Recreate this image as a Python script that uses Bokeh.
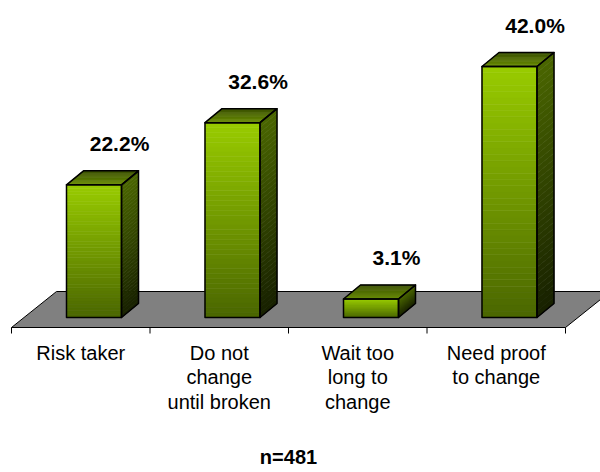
import numpy as np
from bokeh.plotting import figure
from bokeh.models import Range1d
from bokeh.core.properties import value
from bokeh.embed import file_html
from bokeh.resources import INLINE

# ---------------- data ----------------
categories = [
    ["Risk taker"],
    ["Do not", "change", "until broken"],
    ["Wait too", "long to", "change"],
    ["Need proof", "to change"],
]
values = [22.2, 32.6, 3.1, 42.0]
value_labels = ["22.2%", "32.6%", "3.1%", "42.0%"]
note = "n=481"

# ---------------- layout ----------------
W, H = 600, 472
PXX = 138.5          # pixels per category band
PXY = 5.976          # pixels per percent
ORIGIN_X = 11        # frame px of the left category boundary (x = -0.5)
ORIGIN_Y = 317       # frame px (from top) of value 0

x_start = -0.5 - ORIGIN_X / PXX
x_end = x_start + W / PXX
y_end = ORIGIN_Y / PXY
y_start = y_end - H / PXY

DX = 17 / PXX        # bar depth, x
DY = 14 / PXY        # bar depth, y
BAR_LEFT = 55 / PXX - 0.5
BAR_W = 55 / PXX

FLOOR_FRONT = -10 / PXY
FLOOR_BACK = 26 / PXY
FLOOR_SHIFT = 45 / PXX

FONT = "Liberation Sans"


def hex2rgb(h):
    h = h.lstrip("#")
    return np.array([int(h[i:i + 2], 16) for i in (0, 2, 4)], dtype=float)


def lerp(c1, c2, t):
    a, b = hex2rgb(c1), hex2rgb(c2)
    c = a + (b - a) * t
    return "#%02x%02x%02x" % tuple(int(round(v)) for v in c)


FRONT_TOP, FRONT_BOT = "#99CC00", "#4A6600"
SIDE_TOP, SIDE_BOT = "#4A6600", "#172000"
TOP_FRONT, TOP_BACK = "#6A8E00", "#3A5000"

p = figure(width=W, height=H, output_backend="svg", toolbar_location=None,
           x_range=Range1d(x_start, x_end), y_range=Range1d(y_start, y_end),
           min_border=0)
p.axis.visible = False
p.xgrid.visible = False
p.ygrid.visible = False
p.outline_line_color = None
p.background_fill_color = "white"
p.border_fill_color = "white"

n = len(values)
fl, fr = -0.5, n - 0.5

# floor
p.patch([fl, fr, fr + FLOOR_SHIFT, fl + FLOOR_SHIFT],
        [FLOOR_FRONT, FLOOR_FRONT, FLOOR_BACK, FLOOR_BACK],
        fill_color="#808080", line_color="black", line_width=1)

# tick marks
tick_x = [i - 0.5 for i in range(n + 1)]
p.segment(x0=tick_x, y0=[FLOOR_FRONT] * len(tick_x), x1=tick_x,
          y1=[FLOOR_FRONT - 6 / PXY] * len(tick_x), line_color="black", line_width=1)

# bars
xs, ys, cols = [], [], []
oxs, oys = [], []
NS = 40
for i, v in enumerate(values):
    L = i + BAR_LEFT
    R = L + BAR_W
    # side face strips
    for k in range(NS):
        y1 = v * k / NS
        y2 = v * (k + 1) / NS
        xs.append([R, R + DX, R + DX, R])
        ys.append([y1, y1 + DY, y2 + DY, y2])
        cols.append(lerp(SIDE_BOT, SIDE_TOP, (k + 0.5) / NS))
    # top face strips
    NT = 12
    for k in range(NT):
        t1, t2 = k / NT, (k + 1) / NT
        xs.append([L + t1 * DX, R + t1 * DX, R + t2 * DX, L + t2 * DX])
        ys.append([v + t1 * DY, v + t1 * DY, v + t2 * DY, v + t2 * DY])
        cols.append(lerp(TOP_FRONT, TOP_BACK, (k + 0.5) / NT))
    # front face strips
    for k in range(NS):
        y1 = v * k / NS
        y2 = v * (k + 1) / NS
        xs.append([L, R, R, L])
        ys.append([y1, y1, y2, y2])
        cols.append(lerp(FRONT_BOT, FRONT_TOP, (k + 0.5) / NS))
    # outlines
    oxs += [[L, R, R, L], [R, R + DX, R + DX, R], [L, R, R + DX, L + DX]]
    oys += [[0, 0, v, v], [0, DY, v + DY, v], [v, v, v + DY, v + DY]]

p.patches(xs, ys, fill_color=cols, line_color=cols, line_width=0.6)
p.patches(oxs, oys, fill_color=None, line_color="black", line_width=1.5,
          line_join="round")

# value labels
p.text(x=[i + 0.28 for i in range(n)], y=[v + 41 / PXY for v in values],
       text=value_labels, text_font=value(FONT), text_font_style="bold",
       text_font_size="21px", text_align="center", text_baseline="middle",
       text_color="black")

# category labels
lx, ly, lt = [], [], []
for i, lines in enumerate(categories):
    for k, s in enumerate(lines):
        lx.append(i)
        ly.append(-(35 + 24.5 * k) / PXY)
        lt.append(s)
p.text(x=lx, y=ly, text=lt, text_font=value(FONT), text_font_size="20px",
       text_align="center", text_baseline="middle", text_color="black")

# note
p.text(x=[(n - 1) / 2], y=[-(139) / PXY], text=[note], text_font=value(FONT),
       text_font_style="bold", text_font_size="20px", text_align="center",
       text_baseline="middle", text_color="black")

open("out.html", "w").write(file_html(p, INLINE))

• **The task**: Up to and including the line with "y_start = y_end - H / PXY", copy the data above from its first line. Skip pictures.

• **The solution**:
Recreate this image as a Python script that uses Bokeh.
import numpy as np
from bokeh.plotting import figure
from bokeh.models import Range1d
from bokeh.core.properties import value
from bokeh.embed import file_html
from bokeh.resources import INLINE

# ---------------- data ----------------
categories = [
    ["Risk taker"],
    ["Do not", "change", "until broken"],
    ["Wait too", "long to", "change"],
    ["Need proof", "to change"],
]
values = [22.2, 32.6, 3.1, 42.0]
value_labels = ["22.2%", "32.6%", "3.1%", "42.0%"]
note = "n=481"

# ---------------- layout ----------------
W, H = 600, 472
PXX = 138.5          # pixels per category band
PXY = 5.976          # pixels per percent
ORIGIN_X = 11        # frame px of the left category boundary (x = -0.5)
ORIGIN_Y = 317       # frame px (from top) of value 0

x_start = -0.5 - ORIGIN_X / PXX
x_end = x_start + W / PXX
y_end = ORIGIN_Y / PXY
y_start = y_end - H / PXY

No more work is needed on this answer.